O último cerco em andamento apenas prejudicou ainda mais a capacidade de Gaza de ser autossuficiente em termos de alimentos. Em maio de 2025, quase 75% das terras cultiváveis haviam sido destruídas, juntamente com quantidades significativas de gado. Menos de um terço dos poços agrícolas usados para irrigação continuam funcionando.
A fome como arma de guerra
O uso da fome como arma é estritamente proibido pelas Convenções de Genebra, um conjunto de estatutos que regem as leis de guerra. A fome foi condenada pela Resolução 2417 da ONU, que condenou o uso da privação de alimentos e das necessidades básicas da população civil e obrigou as partes em conflito a garantir acesso humanitário total.

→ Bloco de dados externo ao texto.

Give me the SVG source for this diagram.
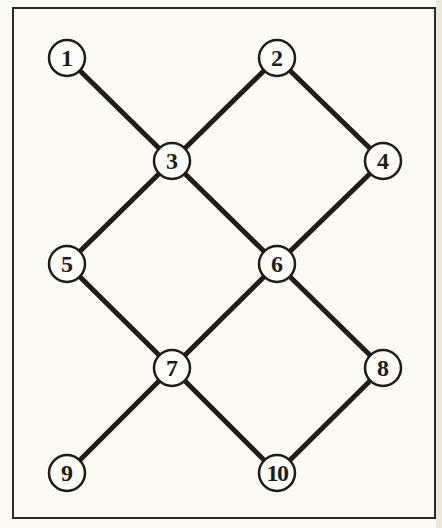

A Human Rights Watch já acusou Israel de usar a fome como arma de guerra, e a Anistia Internacional chamou o cerco mais recente de evidência de intenção genocida.
O governo israelense, por sua vez, continua a culpar o Hamas por qualquer perda de vida em Gaza e tem deixado cada vez mais claro seu objetivo de que os palestinos deixem Gaza por completo.
O primeiro-ministro israelense, Benjamin Netanyahu, disse publicamente que Israel estava permitindo a ajuda agora somente porque os aliados o estavam pressionando por causa de “imagens de fome em massa”. Essa postura sugere que Israel não aumentará em breve a ajuda além do que seu governo considera politicamente aceitável.
Embora haja mais evidências do que nunca de que Israel está usando alimentos como arma de guerra, também há, creio eu, amplas evidências de que essa era a realidade muito antes de 7 de outubro de 2023.
Nesse meio tempo, as implicações para os palestinos em Gaza nunca foram tão terríveis.
A Organização Mundial da Saúde já estima que 57 crianças morreram de desnutrição somente desde o início do bloqueio de 2 de março de 2025.
É certo que mais mortes virão. Em 12 de maio, a Classificação da Fase de Segurança Alimentar Integrada, um sistema global criado para rastrear a insegurança alimentar, divulgou um relatório alarmante sobre as projeções de insegurança alimentar em Gaza.
O relatório alertou que, até setembro de 2025, meio milhão de pessoas em Gaza – 1 em cada 5 da população – enfrentará a fome e que toda a população sofrerá insegurança alimentar aguda em nível de crise, ou pior.